2. However, I do question the implementation analysis of creating percentages and then averages. Typically, the “parts” of instructional materials are not of equal importance (and that method makes them of equal importance) so here, the reader is left only with a general “how much” and nothing more (e.g. which parts were used, which parts were skipped, were the skipped parts core to the curriculum or were they less important?)

We understand your perspective, yet to us each component was equally as important in this phase of feasibility. So, each part was accounted for equally.

3. Further, there is an assumption that complete “adherence” is best.

In this context, yes, we were looking to see if teachers used the approach as intended and its relation to student outcomes. It is common in special education to use adherence as one measure of fidelity.

4. However, one should expect a teacher to make adaptations based on their students and contexts. At one point the authors referenced a teacher who skipped something because her students already knew it. Skipping the materials seems like a reasonable modification but it wasn’t clear what the authors point of view on this was. People who measure implementation have other terms than "destroy." There are “principled” adaptations (that make it better) and “fatal” adaptations (that make it worse).

We appreciate that teachers may certainly change the curriculum to suit their purposes, and we agree with you. However, in this particular stage of our research, which was assessing feasibility as conceptualized by fidelity of implementation, our intent was to simply report whether something was skipped, changed, or done as intended. We do not make a value judgement (better, worse)...we only report whether something was implemented or not.

5. All in all, the implementation measurement appeared to be less rigorous than it could have been (though I can’t fully form an opinion without seeing the checklist). The reader is left only with knowing that some teachers did more and some did less but nothing more.

We appreciate your perspectives, yet from our stance, the reported information matches the research questions under study (e.g., if the approach was used as intended, teachers' perspectives regarding the curriculum, and student outcomes). A sample checklist is attached in the revised paper.

6. I suggest that for any future studies, the authors look into the literature on implementation measurement.

We will certainly do that as we develop other research questions that address implementation in ways different than the focus of the current study. However, this particular stage of our research has the goal of assessing feasibility as conceptualized by fidelity of implementation.

7. Also, I do want to state the obvious issue (as did the authors) – that the study was only 6 teachers in two schools.

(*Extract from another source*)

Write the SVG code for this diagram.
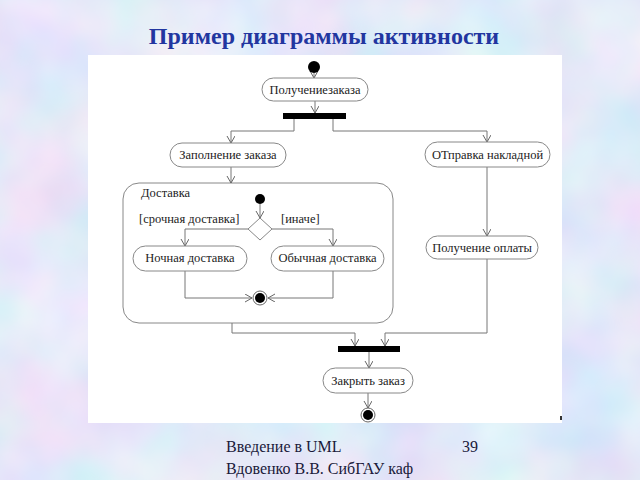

There was no accounting for the teachers’ preexisting practices and approach. It’s very possible that the students in the classrooms with more adherence did well simply because they had a better teacher.

We appreciate that suggestion and will build other information about practice or approach into future iterations of our work. In this study, we did not collect that information so we do not have it to share in this paper.

8. Findings are known: Regarding time - the lack of time is a long-standing and well known problem that has been established in practice and research. So, this finding was quite predictable. In fact, I was as surprised to see that the expectation was 35 minutes 3 times a week – that is not trivial in the week of an elementary school teacher. Similarly, it is common for elementary teachers to talk about the pressures of meeting standards and testing and the impact it has on their classroom practice.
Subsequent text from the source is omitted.